Our twenties are a soul-crushing, mind-shattering time when the sudden realization that being a teenager was way better that adulthood hits. On top of that, money matters keep striking left, right, and center. You can either let the financial attacks bog you down, or be on top of your twenties with the proper budget planning and thought-out expenses. I’ve sailed through most of my twenties with good saving skills and proper records of how much and where I’ve spent. A big round of applause to my mother for passing those traits to me. Still, there are always things to learn, which is why here are some budgeting tips that I wish I knew from the dawn of my twenties:
It has taken me a long time to understand and convince myself that the want for a Coco-Cola is different from the need of a fresh juice. I still find myself mentally-debating between the two. This is just one example of the difference between wants and needs, though. You will have to follow suit when you plan a budget, stick with it, save for your future, invest in your business, and so on. The sooner you realize to pick your needs from your wants, the better you will get at your money matters.

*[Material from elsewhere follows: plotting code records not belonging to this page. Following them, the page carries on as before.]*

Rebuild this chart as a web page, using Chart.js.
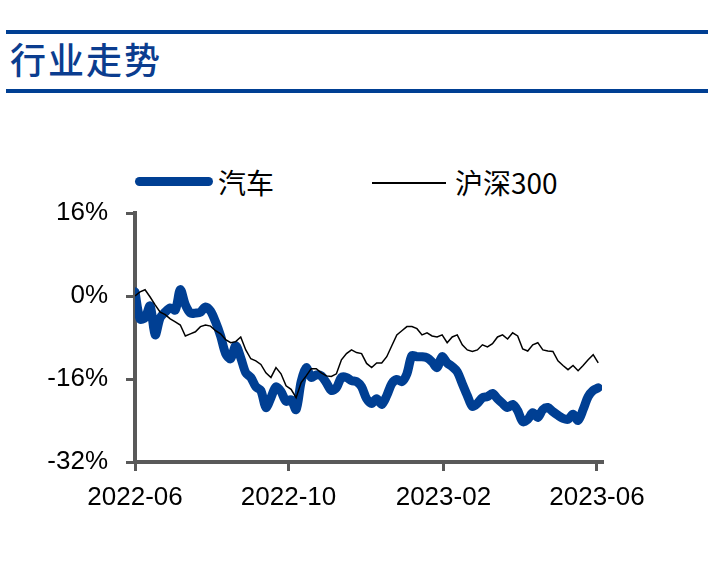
<!DOCTYPE html>
<html>
<head>
<meta charset="utf-8">
<script src="https://cdn.jsdelivr.net/npm/chart.js@4/dist/chart.umd.min.js"></script>
<style>
    body { margin: 0; background: #fff; }
    #wrap { position: relative; width: 711px; height: 563px; overflow: hidden; font-family: "Noto Sans CJK SC", sans-serif; }
    .rule { position: absolute; left: 6px; width: 702px; height: 4px; background: #003f93; }
    #title { position: absolute; left: 10px; top: 36px; font-size: 36px; line-height: 44px; color: #0b3d8f; letter-spacing: 2px; font-weight: 500; }
    .swatch { position: absolute; }
    .legend-text { position: absolute; top: 164px; font-size: 28px; line-height: 36px; color: #000; }
    canvas { position: absolute; left: 0; top: 0; }
</style>
</head>
<body>
<div id="wrap">
    <div class="rule" style="top:30px"></div>
    <div id="title">行业走势</div>
    <div class="rule" style="top:89px"></div>

    <!-- legend -->
    <div class="swatch" style="left:135px;top:177px;width:78px;height:9px;border-radius:5px;background:#003f93"></div>
    <div class="legend-text" style="left:218px">汽车</div>
    <div class="swatch" style="left:372px;top:182px;width:74px;height:2px;background:#000"></div>
    <div class="legend-text" style="left:455px">沪深300</div>

    <canvas id="chart" width="711" height="563"></canvas>
</div>
<script>
// one sample every 4 calendar days from 2022-06-01
const dayStep = 4;

// tick labels and where they fall (days since 2022-06-01)
const tickLabels = ["2022-06", "2022-10", "2023-02", "2023-06"];
const tickDays = [0, 122, 245, 367];

// y axis ticks (%)
const yTicks = [-32, -16, 0, 16];

// 汽车 relative return (%)
const autoSeries = [
    0.8, -4.4, -4.2, -1.9, -7.5, -4.2, -3.1, -2.3, -2.7, 1.2,
    -1.7, -3.3, -3.3, -3.1, -2.1, -2.9, -5.0, -7.7, -11.1, -12.1,
    -9.6, -11.9, -14.8, -15.7, -17.5, -18.2, -21.5, -19.6, -17.5, -18.4,
    -20.3, -20.0, -21.9, -16.5, -13.8, -15.7, -15.2, -15.4, -16.7, -18.2,
    -17.7, -15.7, -15.7, -16.3, -16.5, -17.5, -19.8, -20.7, -19.8, -20.9,
    -19.2, -16.9, -16.1, -16.5, -15.0, -11.5, -11.7, -11.7, -11.9, -12.7,
    -13.8, -11.7, -12.9, -13.6, -14.6, -16.9, -19.2, -21.3, -20.7, -19.6,
    -19.4, -18.8, -19.8, -20.7, -21.5, -20.9, -22.1, -24.2, -23.8, -22.5,
    -23.4, -21.9, -21.5, -22.3, -23.0, -23.6, -23.8, -22.8, -24.0, -21.9,
    -19.4, -18.2, -17.7
];

// 沪深300 relative return (%)
const hs300Series = [
    0.0, 0.8, 1.2, -0.2, -1.7, -3.1, -3.6, -4.4, -5.0, -5.6,
    -7.7, -7.3, -6.9, -5.9, -5.6, -5.8, -6.7, -7.3, -8.4, -9.0,
    -8.8, -7.9, -10.4, -12.1, -12.5, -13.2, -14.8, -15.7, -13.8, -15.0,
    -17.3, -18.0, -19.6, -16.7, -15.4, -14.0, -14.0, -14.8, -15.4, -15.5,
    -15.0, -12.3, -11.1, -10.4, -10.9, -11.1, -13.0, -13.8, -12.9, -12.9,
    -11.7, -9.6, -7.5, -6.7, -5.9, -5.9, -6.3, -7.5, -7.1, -7.7,
    -7.9, -7.5, -9.0, -7.9, -7.5, -9.4, -10.4, -10.7, -10.4, -9.4,
    -9.8, -9.2, -7.9, -7.5, -8.3, -7.1, -7.7, -10.2, -10.6, -9.4,
    -9.0, -10.4, -10.6, -10.7, -12.5, -13.4, -14.2, -13.4, -14.4, -13.4,
    -12.3, -11.3, -12.9
];

const toPoints = (arr) => arr.map((v, i) => ({ x: i * dayStep, y: v }));

const axisColor = "#595959";
const tickFont = { family: "Liberation Sans", size: 26 };

new Chart(document.getElementById("chart"), {
    type: "line",
    data: {
        datasets: [
            {
                label: "汽车",
                data: toPoints(autoSeries),
                borderColor: "#003f93",
                borderWidth: 9,
                borderCapStyle: "round",
                borderJoinStyle: "round",
                pointRadius: 0,
                tension: 0.3,
                order: 2
            },
            {
                label: "沪深300",
                data: toPoints(hs300Series),
                borderColor: "#000",
                borderWidth: 1.5,
                pointRadius: 0,
                tension: 0,
                order: 1
            }
        ]
    },
    options: {
        responsive: false,
        animation: false,
        layout: { padding: { top: 213, right: 109, bottom: 0, left: 0 } },
        plugins: { legend: { display: false }, tooltip: { enabled: false } },
        scales: {
            x: {
                type: "linear",
                min: 0,
                max: 371,
                afterFit: (axis) => { axis.height = 101; },
                afterBuildTicks: (axis) => { axis.ticks = tickDays.map((d) => ({ value: d })); },
                ticks: {
                    autoSkip: false,
                    maxRotation: 0,
                    padding: 11,
                    color: "#000",
                    font: tickFont,
                    callback: (value) => tickLabels[tickDays.indexOf(value)]
                },
                grid: { drawOnChartArea: false, drawTicks: true, tickLength: 9, lineWidth: 3, color: axisColor },
                border: { display: true, color: axisColor, width: 4 }
            },
            y: {
                min: -32,
                max: 16,
                afterFit: (axis) => { axis.width = 135; },
                afterBuildTicks: (axis) => { axis.ticks = yTicks.map((v) => ({ value: v })); },
                ticks: {
                    padding: 18,
                    color: "#000",
                    font: tickFont,
                    callback: (value) => value + "%"
                },
                grid: { drawOnChartArea: false, drawTicks: true, tickLength: 9, lineWidth: 3, color: axisColor },
                border: { display: true, color: axisColor, width: 4 }
            }
        }
    }
});
</script>
</body>
</html>
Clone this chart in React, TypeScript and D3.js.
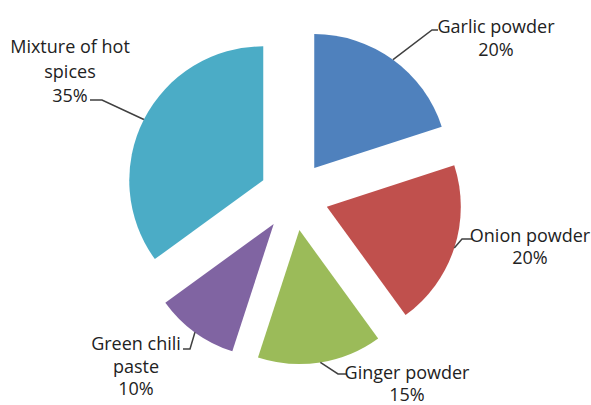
import React from "react";
import * as d3 from "d3";

const categories = ["Garlic powder", "Onion powder", "Ginger powder", "Green chili paste", "Mixture of hot spices"];
const values = [20, 20, 15, 10, 35];
const colors = ["#4F81BD", "#C0504D", "#9BBB59", "#8064A2", "#4BACC6"];
// label lines (text broken as in the reference)
const labelLines = [
  ["Garlic powder", "20%"],
  ["Onion powder", "20%"],
  ["Ginger powder", "15%"],
  ["Green chili", "paste", "10%"],
  ["Mixture of hot", "spices", "35%"],
];

// layout (not data)
const W = 591, H = 405;
const cx = 294, cy = 196, R = 134, EXPLODE = 34.5;
const labelPos = [
  { x: 496, y: 33, lh: 22.5, elbow: [432, 30], end: [438, 30] },
  { x: 530, y: 242, lh: 22, elbow: [462, 239], end: [473, 239] },
  { x: 407, y: 379, lh: 22, elbow: [338, 374], end: [347, 374] },
  { x: 136, y: 350, lh: 22.5, elbow: [190, 349], end: [183, 349] },
  { x: 70, y: 53, lh: 24.5, elbow: [102, 100], end: [90, 100] },
];

export default function App() {
  const pie = d3.pie<number>().sort(null).value((d) => d)(values);
  const arc = d3.arc<d3.PieArcDatum<number>>().innerRadius(0).outerRadius(R);
  return (
    <svg width={W} height={H} style={{ position: "absolute", left: 0, top: 0, background: "#fff" }}>
      <rect width={W} height={H} fill="#fff" />
      {pie.map((p, i) => {
        const mid = (p.startAngle + p.endAngle) / 2;
        const ox = cx + Math.sin(mid) * EXPLODE;
        const oy = cy - Math.cos(mid) * EXPLODE;
        const sx = ox + Math.sin(mid) * R;
        const sy = oy - Math.cos(mid) * R;
        const lp = labelPos[i];
        const lines = labelLines[i];
        return (
          <g key={categories[i]}>
            <path d={arc(p) || ""} transform={`translate(${ox},${oy})`} fill={colors[i]} />
            <polyline
              points={`${sx},${sy} ${lp.elbow[0]},${lp.elbow[1]} ${lp.end[0]},${lp.end[1]}`}
              fill="none"
              stroke="#404040"
              strokeWidth={1.5}
            />
            <text
              textAnchor="middle"
              fontFamily="'Open Sans', 'Liberation Sans', sans-serif"
              fontSize={18}
              fill="#222"
            >
              {lines.map((t, j) => (
                <tspan key={j} x={lp.x} y={lp.y + j * lp.lh}>
                  {t}
                </tspan>
              ))}
            </text>
          </g>
        );
      })}
    </svg>
  );
}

A NerdWallet survey confirms that 67% of the millennials blame emotions for causing them to spend more than what they can afford. However, this can quickly turn you into Rebecca Bloomwood from Confessions of the Shopaholic, who shops so much that she ends up drowning in debt.
Playing a trick on your emotions can help prevent your budget from blowing to bits. Ask yourself to wait for 72 hours before adding any particular item to your cart.
This will give your brain the time to think if the purchase sits well with your budget and if you really need it or not. In the end, you are likely to see your brain score over your impulses, with the result being an intact budget.
The fresh morning when I crossed the invisible boundary to my 20s, I felt nothing new. I also didn't become sharp or financially independent overnight. Although that’s kind of what we secretly think will happen every time our age takes a step up the ladder.
Everything proceeded slowly from there on. So slow that I didn’t bother to separate my finances from my parents. I shared a bank account with them. However, your 20's are the time when your chief goal should be self-sufficiency. It took me some time — or specifically, a few years, to understand that. You can’t go hopping to your parents for help every time a financial calamity strikes. Therefore, the quicker you are with cutting the cord, the better.
Don’t turn to help unless absolutely necessary. One way to keep this promise to yourself is by setting up an emergency fund. It’s essentially a touch-me-not fund that you should only spend when a real emergency befalls — not when you desperately need a chili-cheese pizza to recover from a breakup.
Before I crossed my mid-twenties, I had to scrap my budget every time an emergency decided to barge through my door. This meant lots of grumbling, and several goodbyes to savings. Until, one day, I came across personal guru, Dave Ramsey’s advice of saving an emergency fund of $1,000. My life has never been the same.
Since I mentioned Dave Ramsey above, I think it is only fit to share that you should follow some personal finance mavens in your 20's. Their advice tends to be golden compared to that of your friends.
Besides Ramsey, my personal favorite is Farnoosh Torabi. She’s taught me several lessons that completely changed how I spend. Two major ones include using cash instead of card for shopping, and tracking all your expenditures online.
There’s a lot of truth to the idiom ‘money makes money.’ You’ll probably witness the practical version of this if you set up some money for professional development and investment in your twenties. Save something for taking the courses that can sharpen your skills, or put away money for webinars that you’d like to attend.
My parents were the ones who gave birth to me, right? So, they should be the ones holding the birth certificate as well? Wrong. Growing up, I’ve always relied on my parents for keeping my documents safe — whether it was the science fair certificate I won in fifth grade or my bank account documents.
You don’t want to rush to your parent’s place the moment you need something. Gather your birth certificate, banking and investment account details, insurance policy and household bills in your home. Don’t forget to keep all the documents in one folder. If you have a knack for maintaining different files, glue an I-contain-X-documents sticky-note on each. Chances of forgetting which folder contains what are high, so tread carefully.
To wrap it up, be mindful of your money hygiene. Plan carefully, and stick with the set budget. Don’t forget to set apart a small portion for entertainment as well, without overspending on anything.